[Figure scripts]
__________

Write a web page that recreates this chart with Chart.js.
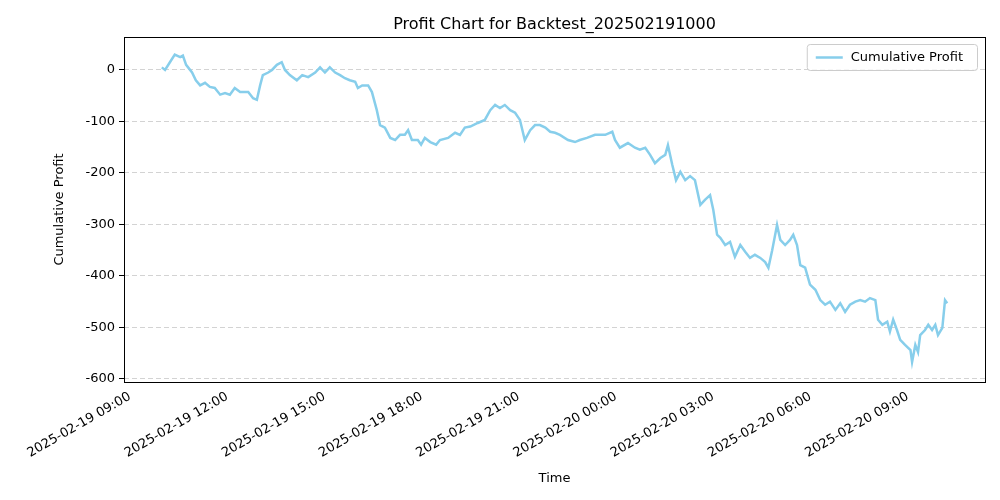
<!DOCTYPE html>
<html><head><meta charset="utf-8">
<script src="https://cdn.jsdelivr.net/npm/chart.js@4"></script>
<style>body{margin:0;background:#fff}#w{width:1000px;height:500px}</style>
</head><body><div id="w"><canvas id="c"></canvas></div>
<script>
const chartTitle = "Profit Chart for Backtest_202502191000";
const seriesName = "Cumulative Profit";
// minutes since 2025-02-19 09:00
const minutes = [59,65,74,83,93,98,104,115,122,130,139,148,157,167,176,185,194,204,219,228,235,241,246,256,263,272,281,287,296,309,319,330,343,352,361,370,380,389,398,407,417,422,430,441,448,457,463,472,482,491,500,509,515,522,533,539,546,556,567,574,589,602,611,620,630,644,657,667,676,685,694,704,713,722,731,741,750,759,769,778,787,796,811,824,833,846,861,880,893,898,907,922,935,944,954,963,972,982,991,996,1004,1011,1019,1028,1037,1046,1056,1065,1074,1080,1087,1093,1102,1111,1120,1130,1139,1148,1157,1167,1176,1182,1189,1198,1204,1213,1222,1228,1235,1241,1250,1259,1269,1278,1287,1296,1306,1315,1324,1333,1343,1352,1361,1370,1380,1385,1393,1402,1407,1413,1420,1426,1435,1445,1448,1454,1459,1463,1472,1478,1485,1491,1496,1504,1509,1513];
const profit = [5,0,15,30,25,28,10,-5,-20,-30,-25,-33,-35,-48,-45,-48,-35,-43,-43,-55,-58,-30,-10,-5,0,10,15,0,-10,-20,-10,-14,-5,5,-5,5,-5,-10,-16,-20,-23,-35,-30,-30,-43,-78,-107,-112,-132,-136,-126,-126,-117,-136,-136,-145,-132,-140,-145,-136,-132,-122,-126,-112,-110,-103,-97,-78,-68,-74,-68,-78,-83,-97,-136,-117,-107,-107,-112,-120,-122,-126,-136,-140,-136,-132,-126,-126,-120,-136,-151,-142,-151,-155,-151,-165,-181,-171,-165,-146,-184,-214,-198,-214,-206,-214,-262,-252,-243,-272,-320,-326,-340,-334,-363,-340,-353,-365,-359,-365,-373,-384,-350,-301,-330,-340,-330,-320,-340,-379,-384,-417,-427,-447,-456,-450,-466,-453,-470,-456,-450,-447,-450,-443,-447,-485,-495,-489,-508,-485,-505,-524,-534,-544,-567,-534,-548,-515,-505,-495,-505,-495,-515,-501,-447,-453];
const xTickLabels = ["2025-02-19 09:00","2025-02-19 12:00","2025-02-19 15:00","2025-02-19 18:00","2025-02-19 21:00","2025-02-20 00:00","2025-02-20 03:00","2025-02-20 06:00","2025-02-20 09:00"];
const yTicks = [0,-100,-200,-300,-400,-500,-600];

const pts = minutes.map((m,i)=>({x:m,y:profit[i]}));
const deco = {
  id:'deco',
  afterDraw(ch){
    const c=ch.ctx,a=ch.chartArea;
    c.save();
    c.strokeStyle='#000';c.lineWidth=1;
    c.strokeRect(a.left+0.5,a.top+0.5,a.right-a.left,a.bottom-a.top);
    c.fillStyle='#000';c.font='16px "DejaVu Sans"';c.textAlign='center';c.textBaseline='alphabetic';
    c.fillText(chartTitle,(a.left+a.right)/2,29);
    c.font='13px "DejaVu Sans"';
    const tw=c.measureText(seriesName).width;
    const w=tw+58,h=26,x=a.right-8-w,y=a.top+7;
    c.fillStyle='rgba(255,255,255,0.8)';c.strokeStyle='#ccc';
    c.beginPath();c.roundRect(x+0.5,y+0.5,w,h,3);c.fill();c.stroke();
    c.strokeStyle='#87CEEB';c.lineWidth=2.5;
    c.beginPath();c.moveTo(x+9,y+13.5);c.lineTo(x+36,y+13.5);c.stroke();
    c.fillStyle='#000';c.textAlign='left';c.textBaseline='middle';
    c.fillText(seriesName,x+44,y+14);
    c.restore();
  }
};
new Chart(document.getElementById('c'),{
  type:'line',
  data:{datasets:[{label:seriesName,data:pts,borderColor:'#87CEEB',borderWidth:2.5,pointRadius:0,tension:0,fill:false}]},
  options:{
    responsive:true,maintainAspectRatio:false,animation:false,
    layout:{padding:{top:37,right:15,left:52,bottom:14}},
    plugins:{legend:{display:false},tooltip:{enabled:false}},
    scales:{
      x:{type:'linear',min:-11,max:1583,
        afterBuildTicks(s){s.ticks=xTickLabels.map((_,i)=>({value:i*180}));},
        afterFit(s){s.height=104;},
        ticks:{minRotation:30,maxRotation:30,color:'#000',font:{family:'DejaVu Sans',size:13},padding:2,
          callback:(v)=>xTickLabels[Math.round(v/180)]},
        grid:{display:false,drawTicks:true,tickLength:5,tickColor:'#000'},border:{display:false},
        title:{display:true,text:'Time',color:'#000',font:{family:'DejaVu Sans',size:13},padding:{top:0,bottom:0}}},
      y:{min:-606,max:64,
        afterBuildTicks(s){s.ticks=yTicks.map(v=>({value:v}));},
        afterFit(s){s.width=72;},
        ticks:{color:'#000',font:{family:'DejaVu Sans',size:13},padding:4},
        grid:{color:'#d3d3d3',borderDash:[5,3],tickLength:5,tickColor:'#000'},
        border:{display:false,dash:[5,3]},
        title:{display:true,text:'Cumulative Profit',color:'#000',font:{family:'DejaVu Sans',size:13},padding:0}}
    }
  },
  plugins:[deco]
});
</script></body></html>
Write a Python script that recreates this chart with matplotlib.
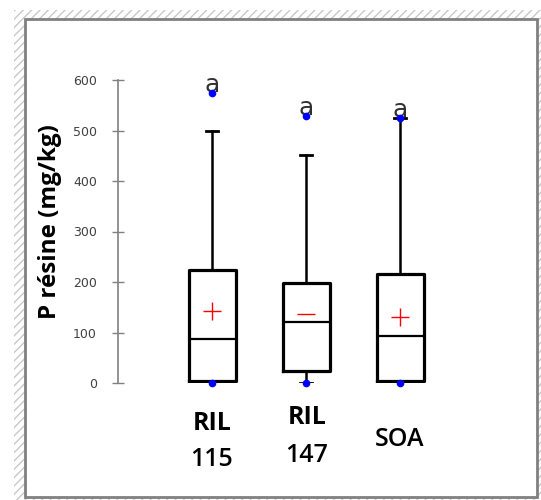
import matplotlib
matplotlib.use("Agg")
import matplotlib.pyplot as plt
from matplotlib.patches import Rectangle

categories = ["RIL\n115", "RIL\n147", "SOA"]
q1 = [3, 24, 3]
medians = [88, 121, 93]
q3 = [224, 199, 216]
whis_lo = [0, 0, 0]
whis_hi = [499, 451, 525]
means = [143, 136, 131]
maxima = [575, 529, 525]
minima = [0, 0, 0]
letters = ["a", "a", "a"]
yticks = [0, 100, 200, 300, 400, 500, 600]

W, H = 541, 500
fig = plt.figure(figsize=(W / 100, H / 100), dpi=100)

def fx(x):
    return x / W

def fy(y):
    return (H - y) / H

# frame
fig.add_artist(Rectangle((fx(14), fy(500)), fx(541) - fx(14), fy(10) - fy(500),
                         transform=fig.transFigure, facecolor="white",
                         edgecolor="#c8c8c8", hatch="////", linewidth=0, zorder=-10))
fig.add_artist(Rectangle((fx(25), fy(497)), fx(537) - fx(25), fy(19) - fy(497),
                         transform=fig.transFigure, facecolor="white",
                         edgecolor="#808080", linewidth=2, zorder=-9))

ax = fig.add_axes([fx(118), fy(383), fx(494) - fx(118), fy(80) - fy(383)])
ax.set_facecolor("none")
ax.set_zorder(5)

stats = []
for i in range(len(categories)):
    stats.append(dict(med=medians[i], q1=q1[i], q3=q3[i], whislo=whis_lo[i],
                      whishi=whis_hi[i], fliers=[], label=categories[i]))
pos = [1, 2, 3]
ax.bxp(stats, positions=pos, widths=0.5, showfliers=False, showcaps=True,
       boxprops=dict(color="black", linewidth=2.3),
       medianprops=dict(color="black", linewidth=1.6),
       whiskerprops=dict(color="black", linewidth=1.8),
       capprops=dict(color="black", linewidth=2.0),
       capwidths=0.12)

# means
mean_markers = ["+", "_", "+"]
for p, m, mk in zip(pos, means, mean_markers):
    ax.plot([p], [m], marker=mk, color="red", markersize=13, mew=1.0, zorder=5)

# min / max points
ax.plot(pos, maxima, "o", color="blue", markersize=4.5, zorder=6, clip_on=False)
ax.plot(pos, minima, "o", color="blue", markersize=4.5, zorder=6, clip_on=False)

for p, mx, lt in zip(pos, maxima, letters):
    ax.text(p, mx + 2, lt, ha="center", va="baseline", fontsize=18,
            color="#303030", family="Liberation Sans Narrow")

ax.set_xlim(0, 4)
ax.set_ylim(0, 600)
ax.set_yticks(yticks)
ax.set_yticklabels([str(t) for t in yticks], fontsize=9, color="#404040",
                   family="Liberation Sans Narrow")
ax.tick_params(axis="y", direction="inout", length=8.6, width=1, color="#808080", pad=11)
ax.set_xticks([])
for s in ["top", "right", "bottom"]:
    ax.spines[s].set_visible(False)
ax.spines["left"].set_color("#808080")
ax.spines["left"].set_linewidth(1.2)

fig.text(fx(50), fy(222), "P résine (mg/kg)", rotation=90, ha="center", va="center",
         fontsize=17.5, fontweight="bold", family="Open Sans")

# category labels
lab_kw = dict(ha="center", va="center", fontsize=18, family="Open Sans")
fig.text(fx(212), fy(423), "RIL", fontweight="bold", **lab_kw)
fig.text(fx(212), fy(460), "115", fontweight="semibold", **lab_kw)
fig.text(fx(307), fy(418), "RIL", fontweight="bold", **lab_kw)
fig.text(fx(307), fy(455), "147", fontweight="semibold", **lab_kw)
fig.text(fx(400), fy(440), "SOA", fontweight="semibold", **lab_kw)

fig.savefig("out.png", dpi=100)
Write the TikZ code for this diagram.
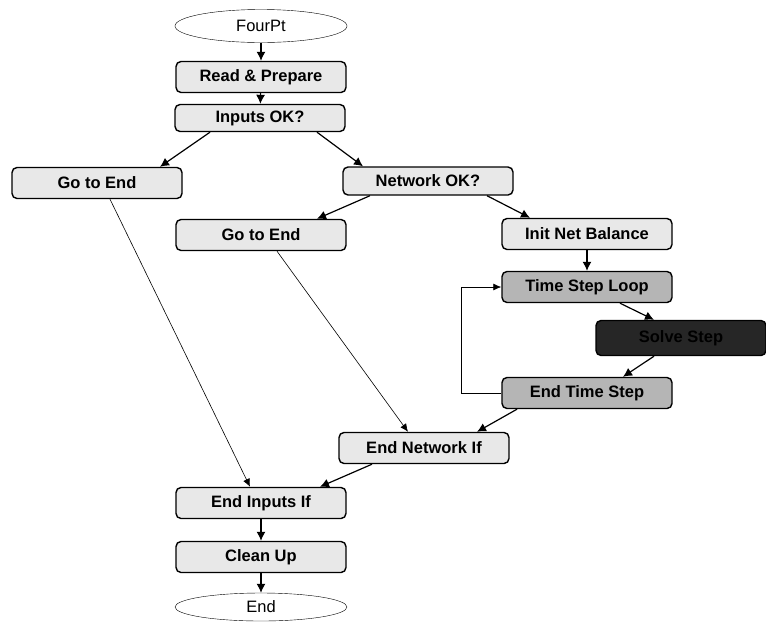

__________

# [REQUIREMENT]
Quote exactly what appears from the line containing "Write a Python" through the line containing "markersize=13, mew=1.0, zorder=5)", both included, except for the pictures, and nothing more.

# [RESULT FOR THIS TASK]
Write a Python script that recreates this chart with matplotlib.
import matplotlib
matplotlib.use("Agg")
import matplotlib.pyplot as plt
from matplotlib.patches import Rectangle

categories = ["RIL\n115", "RIL\n147", "SOA"]
q1 = [3, 24, 3]
medians = [88, 121, 93]
q3 = [224, 199, 216]
whis_lo = [0, 0, 0]
whis_hi = [499, 451, 525]
means = [143, 136, 131]
maxima = [575, 529, 525]
minima = [0, 0, 0]
letters = ["a", "a", "a"]
yticks = [0, 100, 200, 300, 400, 500, 600]

W, H = 541, 500
fig = plt.figure(figsize=(W / 100, H / 100), dpi=100)

def fx(x):
    return x / W

def fy(y):
    return (H - y) / H

# frame
fig.add_artist(Rectangle((fx(14), fy(500)), fx(541) - fx(14), fy(10) - fy(500),
                         transform=fig.transFigure, facecolor="white",
                         edgecolor="#c8c8c8", hatch="////", linewidth=0, zorder=-10))
fig.add_artist(Rectangle((fx(25), fy(497)), fx(537) - fx(25), fy(19) - fy(497),
                         transform=fig.transFigure, facecolor="white",
                         edgecolor="#808080", linewidth=2, zorder=-9))

ax = fig.add_axes([fx(118), fy(383), fx(494) - fx(118), fy(80) - fy(383)])
ax.set_facecolor("none")
ax.set_zorder(5)

stats = []
for i in range(len(categories)):
    stats.append(dict(med=medians[i], q1=q1[i], q3=q3[i], whislo=whis_lo[i],
                      whishi=whis_hi[i], fliers=[], label=categories[i]))
pos = [1, 2, 3]
ax.bxp(stats, positions=pos, widths=0.5, showfliers=False, showcaps=True,
       boxprops=dict(color="black", linewidth=2.3),
       medianprops=dict(color="black", linewidth=1.6),
       whiskerprops=dict(color="black", linewidth=1.8),
       capprops=dict(color="black", linewidth=2.0),
       capwidths=0.12)

# means
mean_markers = ["+", "_", "+"]
for p, m, mk in zip(pos, means, mean_markers):
    ax.plot([p], [m], marker=mk, color="red", markersize=13, mew=1.0, zorder=5)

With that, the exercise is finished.